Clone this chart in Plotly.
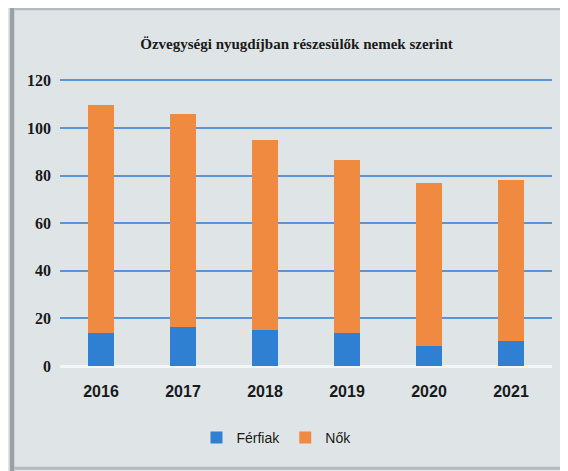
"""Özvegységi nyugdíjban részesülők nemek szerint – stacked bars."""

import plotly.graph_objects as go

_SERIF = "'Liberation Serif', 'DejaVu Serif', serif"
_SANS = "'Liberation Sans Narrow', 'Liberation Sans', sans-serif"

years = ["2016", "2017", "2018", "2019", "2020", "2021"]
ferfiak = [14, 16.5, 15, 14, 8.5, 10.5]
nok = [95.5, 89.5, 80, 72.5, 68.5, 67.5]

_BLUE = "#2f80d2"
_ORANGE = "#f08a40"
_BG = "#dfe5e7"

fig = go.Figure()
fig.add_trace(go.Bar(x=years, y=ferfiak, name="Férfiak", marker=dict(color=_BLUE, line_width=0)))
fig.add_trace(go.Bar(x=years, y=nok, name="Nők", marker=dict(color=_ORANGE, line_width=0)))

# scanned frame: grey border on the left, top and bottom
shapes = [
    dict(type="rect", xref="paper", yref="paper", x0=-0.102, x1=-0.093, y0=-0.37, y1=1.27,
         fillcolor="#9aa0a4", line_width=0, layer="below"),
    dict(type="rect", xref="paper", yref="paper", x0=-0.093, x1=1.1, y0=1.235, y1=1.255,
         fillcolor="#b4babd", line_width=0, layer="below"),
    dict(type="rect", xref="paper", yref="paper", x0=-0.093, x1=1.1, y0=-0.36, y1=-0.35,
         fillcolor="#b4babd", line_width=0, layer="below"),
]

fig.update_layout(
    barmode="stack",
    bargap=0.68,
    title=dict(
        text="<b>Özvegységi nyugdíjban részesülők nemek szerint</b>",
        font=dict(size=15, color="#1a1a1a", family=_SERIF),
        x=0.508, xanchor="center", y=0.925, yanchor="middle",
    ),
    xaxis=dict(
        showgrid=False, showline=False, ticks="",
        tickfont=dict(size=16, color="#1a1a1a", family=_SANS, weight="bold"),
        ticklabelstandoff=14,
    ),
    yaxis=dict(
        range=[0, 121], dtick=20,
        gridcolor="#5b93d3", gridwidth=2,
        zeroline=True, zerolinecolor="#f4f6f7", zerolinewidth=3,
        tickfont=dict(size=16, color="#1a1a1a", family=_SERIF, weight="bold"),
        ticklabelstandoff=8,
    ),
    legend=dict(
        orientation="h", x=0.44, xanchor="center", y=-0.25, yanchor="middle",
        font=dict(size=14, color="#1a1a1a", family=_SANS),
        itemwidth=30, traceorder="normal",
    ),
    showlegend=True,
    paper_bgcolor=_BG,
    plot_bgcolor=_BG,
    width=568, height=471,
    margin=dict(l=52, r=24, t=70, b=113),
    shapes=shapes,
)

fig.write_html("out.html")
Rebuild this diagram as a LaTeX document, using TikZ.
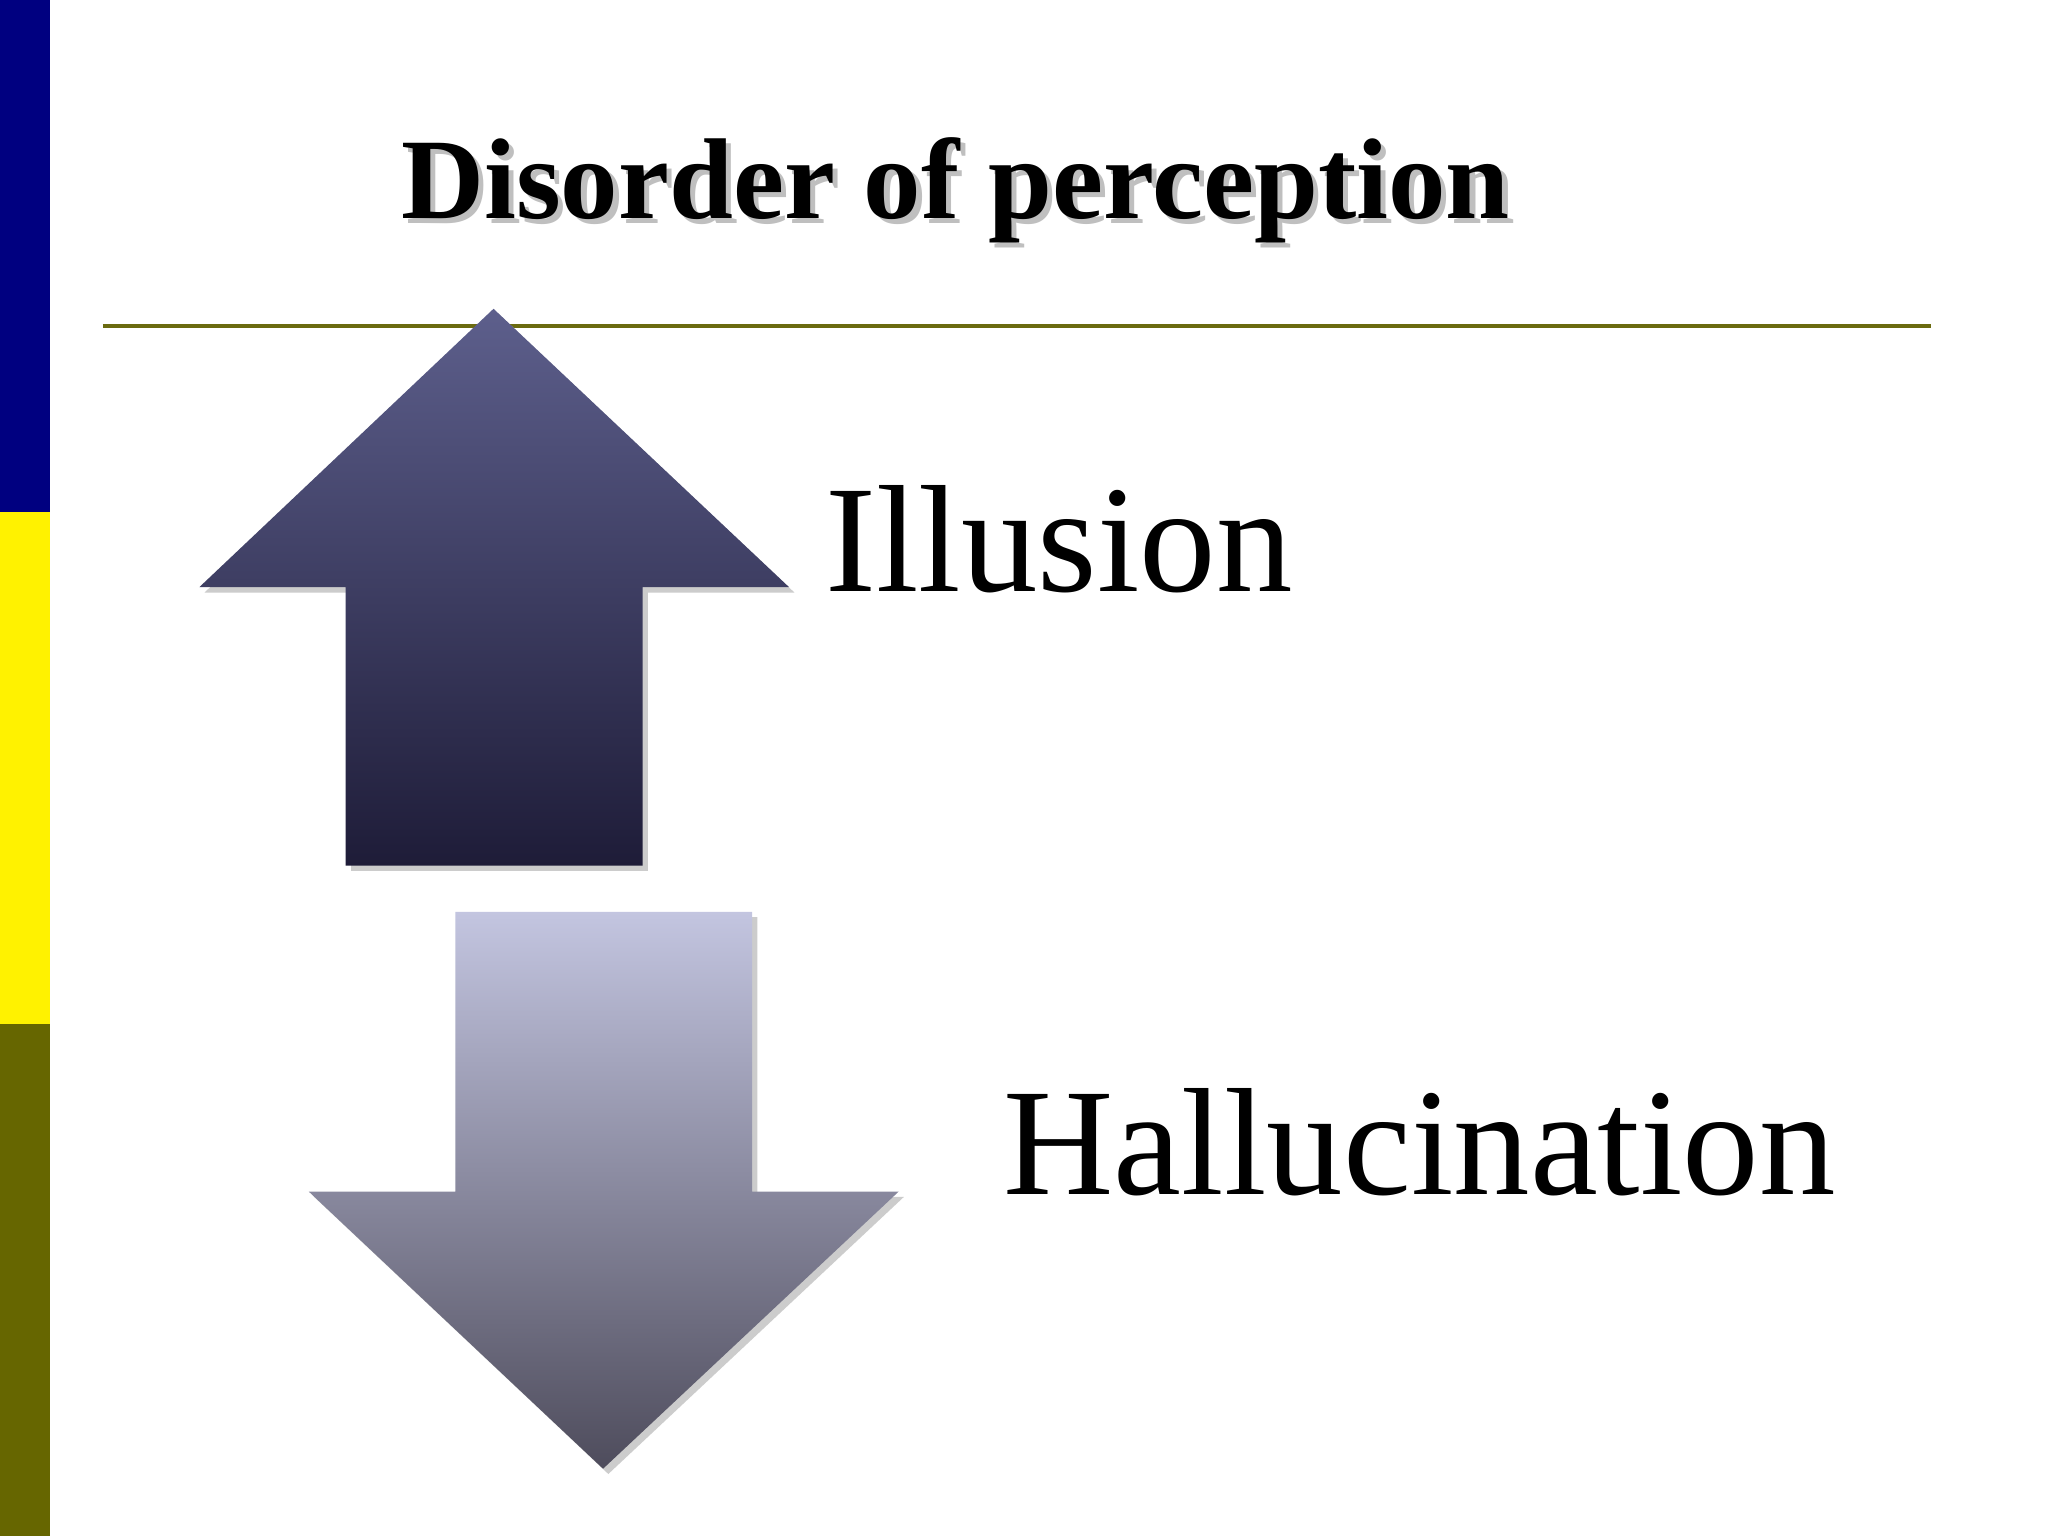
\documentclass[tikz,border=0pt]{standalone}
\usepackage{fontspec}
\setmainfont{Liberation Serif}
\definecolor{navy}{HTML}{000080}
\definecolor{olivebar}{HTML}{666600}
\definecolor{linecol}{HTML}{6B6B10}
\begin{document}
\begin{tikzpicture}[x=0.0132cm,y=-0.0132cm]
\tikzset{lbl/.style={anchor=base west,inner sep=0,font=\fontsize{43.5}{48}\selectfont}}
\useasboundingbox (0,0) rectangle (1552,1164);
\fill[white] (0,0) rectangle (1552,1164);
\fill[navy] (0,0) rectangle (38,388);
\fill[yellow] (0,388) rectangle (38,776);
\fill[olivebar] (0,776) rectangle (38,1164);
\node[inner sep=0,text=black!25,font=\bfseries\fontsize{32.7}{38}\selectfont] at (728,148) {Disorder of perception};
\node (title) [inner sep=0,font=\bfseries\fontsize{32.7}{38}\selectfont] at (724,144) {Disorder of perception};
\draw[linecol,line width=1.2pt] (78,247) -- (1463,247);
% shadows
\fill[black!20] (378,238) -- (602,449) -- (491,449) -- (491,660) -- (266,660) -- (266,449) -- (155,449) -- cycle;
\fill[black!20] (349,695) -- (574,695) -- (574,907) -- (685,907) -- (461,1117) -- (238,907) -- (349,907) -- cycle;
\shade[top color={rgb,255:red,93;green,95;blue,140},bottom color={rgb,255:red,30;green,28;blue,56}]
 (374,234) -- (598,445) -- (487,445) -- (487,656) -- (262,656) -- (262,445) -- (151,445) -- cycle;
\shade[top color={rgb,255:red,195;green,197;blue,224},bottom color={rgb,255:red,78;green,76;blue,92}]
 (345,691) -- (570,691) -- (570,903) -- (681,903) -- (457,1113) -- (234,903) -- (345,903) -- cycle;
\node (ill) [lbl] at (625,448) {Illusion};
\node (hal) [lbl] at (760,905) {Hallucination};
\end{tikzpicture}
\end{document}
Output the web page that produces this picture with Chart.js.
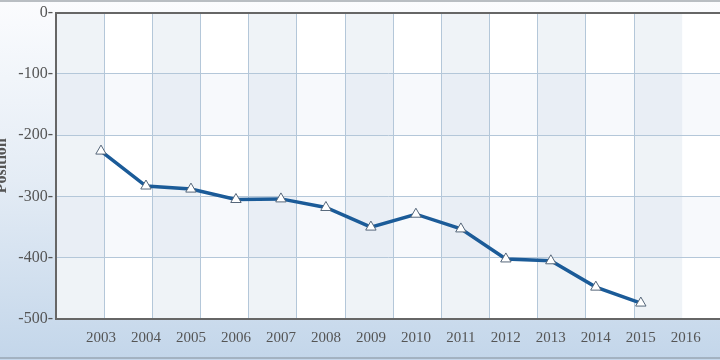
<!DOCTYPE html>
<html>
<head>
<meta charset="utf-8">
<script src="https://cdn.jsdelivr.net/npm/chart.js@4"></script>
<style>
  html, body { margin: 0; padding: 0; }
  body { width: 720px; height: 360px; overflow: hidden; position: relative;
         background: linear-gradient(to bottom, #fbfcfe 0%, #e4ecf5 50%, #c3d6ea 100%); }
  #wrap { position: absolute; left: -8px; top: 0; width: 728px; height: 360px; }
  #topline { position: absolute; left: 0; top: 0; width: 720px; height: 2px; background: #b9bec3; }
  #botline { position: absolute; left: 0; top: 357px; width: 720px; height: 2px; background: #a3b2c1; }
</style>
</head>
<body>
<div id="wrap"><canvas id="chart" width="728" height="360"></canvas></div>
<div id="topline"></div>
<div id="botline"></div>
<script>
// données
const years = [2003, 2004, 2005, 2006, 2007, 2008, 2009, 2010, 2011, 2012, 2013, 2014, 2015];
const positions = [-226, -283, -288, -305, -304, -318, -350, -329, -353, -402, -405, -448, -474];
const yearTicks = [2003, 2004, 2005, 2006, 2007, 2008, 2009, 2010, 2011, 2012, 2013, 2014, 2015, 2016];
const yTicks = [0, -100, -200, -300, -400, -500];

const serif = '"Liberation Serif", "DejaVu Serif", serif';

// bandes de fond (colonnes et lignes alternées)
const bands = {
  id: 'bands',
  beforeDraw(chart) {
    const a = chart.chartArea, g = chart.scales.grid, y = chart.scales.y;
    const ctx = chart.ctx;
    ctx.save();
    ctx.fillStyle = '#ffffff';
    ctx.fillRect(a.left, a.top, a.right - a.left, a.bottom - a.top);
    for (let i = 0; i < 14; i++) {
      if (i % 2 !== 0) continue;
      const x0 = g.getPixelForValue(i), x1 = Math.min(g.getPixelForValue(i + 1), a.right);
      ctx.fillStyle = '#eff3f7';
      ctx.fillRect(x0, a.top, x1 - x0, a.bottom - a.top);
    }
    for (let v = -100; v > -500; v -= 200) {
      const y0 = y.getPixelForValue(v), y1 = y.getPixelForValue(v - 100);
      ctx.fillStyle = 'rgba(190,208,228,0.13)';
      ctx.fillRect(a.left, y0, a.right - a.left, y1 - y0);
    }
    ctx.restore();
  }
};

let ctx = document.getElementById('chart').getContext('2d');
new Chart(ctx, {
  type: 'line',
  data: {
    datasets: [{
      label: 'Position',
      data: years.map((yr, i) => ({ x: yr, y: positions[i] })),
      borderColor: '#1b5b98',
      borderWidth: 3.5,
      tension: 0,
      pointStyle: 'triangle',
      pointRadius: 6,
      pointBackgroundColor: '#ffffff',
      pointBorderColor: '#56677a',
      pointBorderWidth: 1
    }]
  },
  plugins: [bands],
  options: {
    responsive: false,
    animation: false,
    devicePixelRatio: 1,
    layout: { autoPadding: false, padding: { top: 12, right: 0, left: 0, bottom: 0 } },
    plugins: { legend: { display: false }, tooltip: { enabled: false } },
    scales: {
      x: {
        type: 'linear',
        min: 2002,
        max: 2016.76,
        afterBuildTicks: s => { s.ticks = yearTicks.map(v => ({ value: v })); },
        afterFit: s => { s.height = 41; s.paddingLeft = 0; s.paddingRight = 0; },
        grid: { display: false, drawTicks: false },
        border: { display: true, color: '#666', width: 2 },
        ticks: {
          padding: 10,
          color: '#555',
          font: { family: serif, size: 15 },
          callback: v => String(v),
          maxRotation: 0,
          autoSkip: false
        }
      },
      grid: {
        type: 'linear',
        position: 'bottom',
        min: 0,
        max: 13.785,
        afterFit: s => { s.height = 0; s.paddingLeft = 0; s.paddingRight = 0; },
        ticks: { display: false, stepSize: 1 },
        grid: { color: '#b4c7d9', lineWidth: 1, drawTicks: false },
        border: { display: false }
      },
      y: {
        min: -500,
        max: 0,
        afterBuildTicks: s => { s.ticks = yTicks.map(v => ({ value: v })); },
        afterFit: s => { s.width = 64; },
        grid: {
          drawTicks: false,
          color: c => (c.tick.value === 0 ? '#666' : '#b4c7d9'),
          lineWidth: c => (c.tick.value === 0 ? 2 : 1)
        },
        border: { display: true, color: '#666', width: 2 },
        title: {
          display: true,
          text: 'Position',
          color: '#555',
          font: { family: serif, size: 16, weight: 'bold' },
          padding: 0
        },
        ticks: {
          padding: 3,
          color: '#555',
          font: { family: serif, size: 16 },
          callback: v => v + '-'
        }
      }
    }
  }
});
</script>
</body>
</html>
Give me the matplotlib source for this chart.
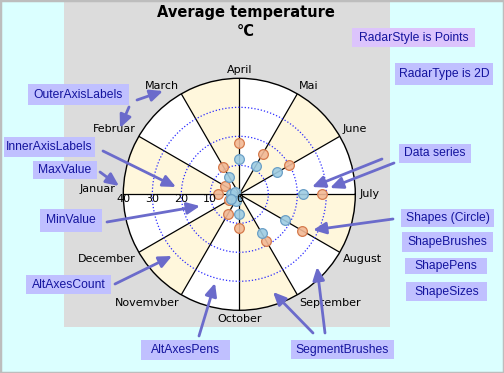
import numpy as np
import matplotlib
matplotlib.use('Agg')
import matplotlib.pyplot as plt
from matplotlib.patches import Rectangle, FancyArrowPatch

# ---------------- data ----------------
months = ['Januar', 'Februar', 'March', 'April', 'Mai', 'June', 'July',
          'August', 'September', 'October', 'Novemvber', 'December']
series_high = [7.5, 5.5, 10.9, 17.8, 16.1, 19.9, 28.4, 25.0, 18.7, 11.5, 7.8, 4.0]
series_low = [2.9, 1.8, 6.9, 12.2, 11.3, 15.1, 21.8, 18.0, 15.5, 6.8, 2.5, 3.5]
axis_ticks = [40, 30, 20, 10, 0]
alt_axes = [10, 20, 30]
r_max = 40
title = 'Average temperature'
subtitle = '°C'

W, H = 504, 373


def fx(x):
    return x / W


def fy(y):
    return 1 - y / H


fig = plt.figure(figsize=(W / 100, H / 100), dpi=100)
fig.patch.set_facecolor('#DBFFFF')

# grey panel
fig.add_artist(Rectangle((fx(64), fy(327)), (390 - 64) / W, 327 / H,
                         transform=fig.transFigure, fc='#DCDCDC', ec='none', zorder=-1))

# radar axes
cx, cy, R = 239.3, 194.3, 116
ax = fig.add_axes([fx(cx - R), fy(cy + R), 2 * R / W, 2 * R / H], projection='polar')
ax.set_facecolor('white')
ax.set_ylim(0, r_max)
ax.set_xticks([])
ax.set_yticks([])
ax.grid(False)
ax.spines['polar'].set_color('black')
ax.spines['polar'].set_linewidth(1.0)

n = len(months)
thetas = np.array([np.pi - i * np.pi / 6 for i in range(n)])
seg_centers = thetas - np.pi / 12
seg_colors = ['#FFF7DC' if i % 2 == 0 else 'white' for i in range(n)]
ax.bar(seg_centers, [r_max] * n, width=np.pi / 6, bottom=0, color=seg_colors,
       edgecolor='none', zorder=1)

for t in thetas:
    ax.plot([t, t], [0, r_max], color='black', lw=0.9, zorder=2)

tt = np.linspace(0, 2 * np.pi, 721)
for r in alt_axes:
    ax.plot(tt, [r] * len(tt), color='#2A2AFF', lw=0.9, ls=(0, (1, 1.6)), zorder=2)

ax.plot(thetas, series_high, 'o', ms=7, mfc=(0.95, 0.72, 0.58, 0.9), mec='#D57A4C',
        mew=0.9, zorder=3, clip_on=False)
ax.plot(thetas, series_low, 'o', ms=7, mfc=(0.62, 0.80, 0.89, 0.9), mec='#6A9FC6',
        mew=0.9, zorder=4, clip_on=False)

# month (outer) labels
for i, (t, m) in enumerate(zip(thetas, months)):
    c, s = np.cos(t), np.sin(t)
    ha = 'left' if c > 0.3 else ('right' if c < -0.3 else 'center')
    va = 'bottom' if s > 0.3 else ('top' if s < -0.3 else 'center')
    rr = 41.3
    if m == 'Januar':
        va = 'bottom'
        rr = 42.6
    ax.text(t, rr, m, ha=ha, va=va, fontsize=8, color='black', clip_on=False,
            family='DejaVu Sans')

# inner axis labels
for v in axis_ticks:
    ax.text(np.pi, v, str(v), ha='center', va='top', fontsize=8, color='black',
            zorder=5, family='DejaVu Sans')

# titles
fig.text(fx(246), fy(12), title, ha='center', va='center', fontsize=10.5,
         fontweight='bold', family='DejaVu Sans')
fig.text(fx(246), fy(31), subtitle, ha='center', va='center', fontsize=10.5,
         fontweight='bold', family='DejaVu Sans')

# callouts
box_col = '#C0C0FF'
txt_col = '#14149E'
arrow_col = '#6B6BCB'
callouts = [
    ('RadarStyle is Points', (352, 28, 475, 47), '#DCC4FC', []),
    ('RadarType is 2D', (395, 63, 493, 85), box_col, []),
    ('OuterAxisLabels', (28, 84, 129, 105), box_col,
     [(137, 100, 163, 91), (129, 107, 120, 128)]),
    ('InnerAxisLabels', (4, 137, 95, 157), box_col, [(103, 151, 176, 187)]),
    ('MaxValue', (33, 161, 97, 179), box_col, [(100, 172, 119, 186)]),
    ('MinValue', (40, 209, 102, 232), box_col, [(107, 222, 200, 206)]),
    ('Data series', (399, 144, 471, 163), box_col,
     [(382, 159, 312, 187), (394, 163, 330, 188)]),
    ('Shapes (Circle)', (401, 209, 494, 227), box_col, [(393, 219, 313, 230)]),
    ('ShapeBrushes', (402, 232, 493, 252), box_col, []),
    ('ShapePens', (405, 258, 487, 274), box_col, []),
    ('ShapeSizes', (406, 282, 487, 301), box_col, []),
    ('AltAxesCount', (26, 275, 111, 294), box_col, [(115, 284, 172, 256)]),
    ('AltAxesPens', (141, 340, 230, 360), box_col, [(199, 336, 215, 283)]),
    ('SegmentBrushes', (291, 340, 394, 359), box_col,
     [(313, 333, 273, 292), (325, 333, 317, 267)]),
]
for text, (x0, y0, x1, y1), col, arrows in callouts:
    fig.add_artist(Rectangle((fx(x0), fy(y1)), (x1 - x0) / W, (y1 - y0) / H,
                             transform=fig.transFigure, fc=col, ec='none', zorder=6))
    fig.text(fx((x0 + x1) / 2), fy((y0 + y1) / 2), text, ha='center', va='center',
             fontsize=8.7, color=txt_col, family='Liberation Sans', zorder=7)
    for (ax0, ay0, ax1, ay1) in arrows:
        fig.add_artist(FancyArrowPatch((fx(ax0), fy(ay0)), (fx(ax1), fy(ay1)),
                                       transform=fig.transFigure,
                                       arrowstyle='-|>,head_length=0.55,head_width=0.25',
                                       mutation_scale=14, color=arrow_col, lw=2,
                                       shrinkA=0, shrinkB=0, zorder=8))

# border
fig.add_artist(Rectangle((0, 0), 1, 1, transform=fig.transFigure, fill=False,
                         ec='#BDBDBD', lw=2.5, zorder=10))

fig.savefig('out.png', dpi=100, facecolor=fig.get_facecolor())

========

* _What the task requires_:
Show every line of the listing in which the string "this" can be found.

* _Worked answer_:
Clone this chart in Plotly.
Rebuild this diagram as a LaTeX document, using TikZ.
Output the web page that produces this picture with Chart.js.
Give me the matplotlib source for this chart.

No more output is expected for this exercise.